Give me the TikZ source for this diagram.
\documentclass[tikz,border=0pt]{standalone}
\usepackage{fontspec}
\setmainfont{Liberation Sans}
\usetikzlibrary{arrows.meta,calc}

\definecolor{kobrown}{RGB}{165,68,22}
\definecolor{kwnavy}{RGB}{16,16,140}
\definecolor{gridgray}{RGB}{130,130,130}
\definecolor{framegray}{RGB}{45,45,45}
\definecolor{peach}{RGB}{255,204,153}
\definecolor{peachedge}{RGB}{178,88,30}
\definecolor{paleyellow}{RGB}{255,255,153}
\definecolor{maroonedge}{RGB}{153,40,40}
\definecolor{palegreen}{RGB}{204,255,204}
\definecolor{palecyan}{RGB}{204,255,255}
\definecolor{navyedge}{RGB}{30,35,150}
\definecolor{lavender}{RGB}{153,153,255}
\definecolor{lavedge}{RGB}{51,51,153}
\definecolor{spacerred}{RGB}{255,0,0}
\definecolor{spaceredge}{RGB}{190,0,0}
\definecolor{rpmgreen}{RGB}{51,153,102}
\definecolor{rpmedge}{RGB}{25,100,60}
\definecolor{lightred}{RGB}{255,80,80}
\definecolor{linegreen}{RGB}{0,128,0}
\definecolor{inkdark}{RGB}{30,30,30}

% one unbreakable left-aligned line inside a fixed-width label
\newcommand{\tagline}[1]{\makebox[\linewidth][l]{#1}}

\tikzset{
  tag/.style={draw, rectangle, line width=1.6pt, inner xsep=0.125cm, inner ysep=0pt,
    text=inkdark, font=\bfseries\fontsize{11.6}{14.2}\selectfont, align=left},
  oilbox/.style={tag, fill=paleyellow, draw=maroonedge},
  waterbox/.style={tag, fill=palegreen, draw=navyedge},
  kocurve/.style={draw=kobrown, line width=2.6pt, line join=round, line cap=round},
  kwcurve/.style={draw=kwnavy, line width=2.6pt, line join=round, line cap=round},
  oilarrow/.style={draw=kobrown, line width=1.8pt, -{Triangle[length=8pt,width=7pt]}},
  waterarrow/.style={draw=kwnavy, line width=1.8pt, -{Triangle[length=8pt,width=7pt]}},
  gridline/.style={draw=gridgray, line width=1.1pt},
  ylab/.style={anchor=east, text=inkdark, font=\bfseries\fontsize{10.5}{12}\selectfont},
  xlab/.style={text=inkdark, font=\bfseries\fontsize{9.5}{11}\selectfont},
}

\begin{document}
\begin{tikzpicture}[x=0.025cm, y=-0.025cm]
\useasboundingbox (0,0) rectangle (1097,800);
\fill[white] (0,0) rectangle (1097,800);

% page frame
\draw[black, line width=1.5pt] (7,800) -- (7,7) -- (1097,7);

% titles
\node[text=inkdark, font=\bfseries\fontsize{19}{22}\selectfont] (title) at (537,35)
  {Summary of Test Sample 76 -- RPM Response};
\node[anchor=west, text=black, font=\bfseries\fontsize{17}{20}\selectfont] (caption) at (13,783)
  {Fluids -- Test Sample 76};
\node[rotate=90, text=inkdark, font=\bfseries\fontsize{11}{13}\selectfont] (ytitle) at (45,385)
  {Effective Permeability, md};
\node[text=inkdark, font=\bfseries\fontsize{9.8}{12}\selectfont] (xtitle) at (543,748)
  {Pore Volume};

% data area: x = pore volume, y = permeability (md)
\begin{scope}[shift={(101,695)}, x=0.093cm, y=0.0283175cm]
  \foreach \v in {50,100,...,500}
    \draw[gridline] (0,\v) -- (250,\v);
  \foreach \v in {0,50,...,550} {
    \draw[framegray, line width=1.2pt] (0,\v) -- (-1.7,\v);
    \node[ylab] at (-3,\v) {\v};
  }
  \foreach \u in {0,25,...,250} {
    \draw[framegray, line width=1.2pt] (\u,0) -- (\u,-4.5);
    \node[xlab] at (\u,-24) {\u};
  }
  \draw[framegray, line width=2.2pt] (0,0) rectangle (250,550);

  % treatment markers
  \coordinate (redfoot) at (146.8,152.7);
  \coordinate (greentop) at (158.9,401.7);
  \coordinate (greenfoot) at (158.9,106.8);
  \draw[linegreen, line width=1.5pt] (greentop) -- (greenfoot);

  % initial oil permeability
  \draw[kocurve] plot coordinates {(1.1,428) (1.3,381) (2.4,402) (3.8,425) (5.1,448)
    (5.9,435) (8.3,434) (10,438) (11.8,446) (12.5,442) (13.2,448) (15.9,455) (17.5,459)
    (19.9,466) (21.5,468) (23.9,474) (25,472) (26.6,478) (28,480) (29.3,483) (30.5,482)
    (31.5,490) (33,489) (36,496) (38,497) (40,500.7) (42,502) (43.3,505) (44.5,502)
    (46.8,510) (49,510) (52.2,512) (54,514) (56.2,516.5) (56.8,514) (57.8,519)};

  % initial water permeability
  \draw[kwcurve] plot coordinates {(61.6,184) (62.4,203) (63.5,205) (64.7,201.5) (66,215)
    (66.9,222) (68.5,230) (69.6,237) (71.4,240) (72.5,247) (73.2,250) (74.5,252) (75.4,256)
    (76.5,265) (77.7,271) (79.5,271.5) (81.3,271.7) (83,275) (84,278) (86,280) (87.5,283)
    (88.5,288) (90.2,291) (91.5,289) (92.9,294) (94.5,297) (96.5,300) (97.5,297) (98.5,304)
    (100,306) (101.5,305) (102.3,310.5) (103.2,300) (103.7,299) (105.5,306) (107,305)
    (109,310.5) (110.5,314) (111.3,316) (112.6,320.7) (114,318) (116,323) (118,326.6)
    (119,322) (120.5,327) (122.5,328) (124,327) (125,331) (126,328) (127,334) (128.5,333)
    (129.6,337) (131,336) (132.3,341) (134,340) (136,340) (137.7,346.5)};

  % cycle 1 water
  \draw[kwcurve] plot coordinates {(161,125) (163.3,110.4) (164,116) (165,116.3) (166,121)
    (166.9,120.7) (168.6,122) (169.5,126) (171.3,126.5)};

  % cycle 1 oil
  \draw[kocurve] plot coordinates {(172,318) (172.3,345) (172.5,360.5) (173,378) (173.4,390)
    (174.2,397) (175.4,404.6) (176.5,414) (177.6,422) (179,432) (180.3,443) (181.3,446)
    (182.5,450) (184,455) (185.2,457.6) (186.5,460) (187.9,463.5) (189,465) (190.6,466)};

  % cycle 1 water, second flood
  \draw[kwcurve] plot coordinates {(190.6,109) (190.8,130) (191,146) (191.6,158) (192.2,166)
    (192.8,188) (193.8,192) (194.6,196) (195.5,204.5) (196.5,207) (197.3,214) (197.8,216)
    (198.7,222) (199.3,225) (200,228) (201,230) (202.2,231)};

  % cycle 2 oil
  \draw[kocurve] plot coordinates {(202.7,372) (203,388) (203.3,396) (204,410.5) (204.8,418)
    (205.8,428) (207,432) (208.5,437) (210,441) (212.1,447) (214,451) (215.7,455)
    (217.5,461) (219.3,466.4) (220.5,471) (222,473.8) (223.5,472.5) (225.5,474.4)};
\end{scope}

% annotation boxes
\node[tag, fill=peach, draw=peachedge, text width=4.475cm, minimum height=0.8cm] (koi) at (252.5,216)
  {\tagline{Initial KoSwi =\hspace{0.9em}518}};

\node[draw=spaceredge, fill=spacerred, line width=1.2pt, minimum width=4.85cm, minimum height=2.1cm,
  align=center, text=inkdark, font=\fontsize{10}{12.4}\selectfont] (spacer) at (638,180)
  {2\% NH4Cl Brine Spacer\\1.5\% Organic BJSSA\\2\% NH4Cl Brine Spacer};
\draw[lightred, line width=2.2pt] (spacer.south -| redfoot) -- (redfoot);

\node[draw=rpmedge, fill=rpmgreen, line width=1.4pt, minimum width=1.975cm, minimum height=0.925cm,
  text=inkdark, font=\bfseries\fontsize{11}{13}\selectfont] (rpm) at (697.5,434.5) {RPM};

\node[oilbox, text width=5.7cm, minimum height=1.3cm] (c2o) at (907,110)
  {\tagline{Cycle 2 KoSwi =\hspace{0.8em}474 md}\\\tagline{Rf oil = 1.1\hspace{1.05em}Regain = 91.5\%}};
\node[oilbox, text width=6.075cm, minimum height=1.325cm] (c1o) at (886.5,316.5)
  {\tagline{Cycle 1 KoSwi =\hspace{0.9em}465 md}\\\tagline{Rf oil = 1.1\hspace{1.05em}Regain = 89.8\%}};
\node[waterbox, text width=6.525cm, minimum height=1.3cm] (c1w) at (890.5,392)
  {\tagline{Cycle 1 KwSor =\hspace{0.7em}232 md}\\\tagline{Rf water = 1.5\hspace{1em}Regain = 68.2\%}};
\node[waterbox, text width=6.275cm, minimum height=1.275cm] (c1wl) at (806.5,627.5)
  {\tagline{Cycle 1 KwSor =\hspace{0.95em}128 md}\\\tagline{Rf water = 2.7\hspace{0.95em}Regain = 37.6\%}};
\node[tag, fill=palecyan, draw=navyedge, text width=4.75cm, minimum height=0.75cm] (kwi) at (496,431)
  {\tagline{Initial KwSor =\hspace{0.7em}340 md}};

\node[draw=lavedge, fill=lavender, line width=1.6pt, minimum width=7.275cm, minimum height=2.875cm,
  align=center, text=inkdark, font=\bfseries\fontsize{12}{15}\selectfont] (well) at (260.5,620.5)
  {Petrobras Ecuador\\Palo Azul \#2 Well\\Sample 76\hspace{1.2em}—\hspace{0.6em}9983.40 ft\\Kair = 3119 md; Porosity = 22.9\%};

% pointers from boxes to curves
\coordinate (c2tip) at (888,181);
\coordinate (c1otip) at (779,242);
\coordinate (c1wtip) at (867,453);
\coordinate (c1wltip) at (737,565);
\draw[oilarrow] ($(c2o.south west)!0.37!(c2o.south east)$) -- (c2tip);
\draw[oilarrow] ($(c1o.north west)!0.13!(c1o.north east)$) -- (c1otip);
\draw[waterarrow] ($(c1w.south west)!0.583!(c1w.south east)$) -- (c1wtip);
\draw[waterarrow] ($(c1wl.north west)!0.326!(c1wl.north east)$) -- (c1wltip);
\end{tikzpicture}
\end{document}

_ _ _

Exercise
From the opening line of the data above through the line that contains "(7,7) -- (1097,7);", please print each line as it stands and only those lines.

Answer to this task
Give me the TikZ source for this diagram.
\documentclass[tikz,border=0pt]{standalone}
\usepackage{fontspec}
\setmainfont{Liberation Sans}
\usetikzlibrary{arrows.meta,calc}

\definecolor{kobrown}{RGB}{165,68,22}
\definecolor{kwnavy}{RGB}{16,16,140}
\definecolor{gridgray}{RGB}{130,130,130}
\definecolor{framegray}{RGB}{45,45,45}
\definecolor{peach}{RGB}{255,204,153}
\definecolor{peachedge}{RGB}{178,88,30}
\definecolor{paleyellow}{RGB}{255,255,153}
\definecolor{maroonedge}{RGB}{153,40,40}
\definecolor{palegreen}{RGB}{204,255,204}
\definecolor{palecyan}{RGB}{204,255,255}
\definecolor{navyedge}{RGB}{30,35,150}
\definecolor{lavender}{RGB}{153,153,255}
\definecolor{lavedge}{RGB}{51,51,153}
\definecolor{spacerred}{RGB}{255,0,0}
\definecolor{spaceredge}{RGB}{190,0,0}
\definecolor{rpmgreen}{RGB}{51,153,102}
\definecolor{rpmedge}{RGB}{25,100,60}
\definecolor{lightred}{RGB}{255,80,80}
\definecolor{linegreen}{RGB}{0,128,0}
\definecolor{inkdark}{RGB}{30,30,30}

% one unbreakable left-aligned line inside a fixed-width label
\newcommand{\tagline}[1]{\makebox[\linewidth][l]{#1}}

\tikzset{
  tag/.style={draw, rectangle, line width=1.6pt, inner xsep=0.125cm, inner ysep=0pt,
    text=inkdark, font=\bfseries\fontsize{11.6}{14.2}\selectfont, align=left},
  oilbox/.style={tag, fill=paleyellow, draw=maroonedge},
  waterbox/.style={tag, fill=palegreen, draw=navyedge},
  kocurve/.style={draw=kobrown, line width=2.6pt, line join=round, line cap=round},
  kwcurve/.style={draw=kwnavy, line width=2.6pt, line join=round, line cap=round},
  oilarrow/.style={draw=kobrown, line width=1.8pt, -{Triangle[length=8pt,width=7pt]}},
  waterarrow/.style={draw=kwnavy, line width=1.8pt, -{Triangle[length=8pt,width=7pt]}},
  gridline/.style={draw=gridgray, line width=1.1pt},
  ylab/.style={anchor=east, text=inkdark, font=\bfseries\fontsize{10.5}{12}\selectfont},
  xlab/.style={text=inkdark, font=\bfseries\fontsize{9.5}{11}\selectfont},
}

\begin{document}
\begin{tikzpicture}[x=0.025cm, y=-0.025cm]
\useasboundingbox (0,0) rectangle (1097,800);
\fill[white] (0,0) rectangle (1097,800);

% page frame
\draw[black, line width=1.5pt] (7,800) -- (7,7) -- (1097,7);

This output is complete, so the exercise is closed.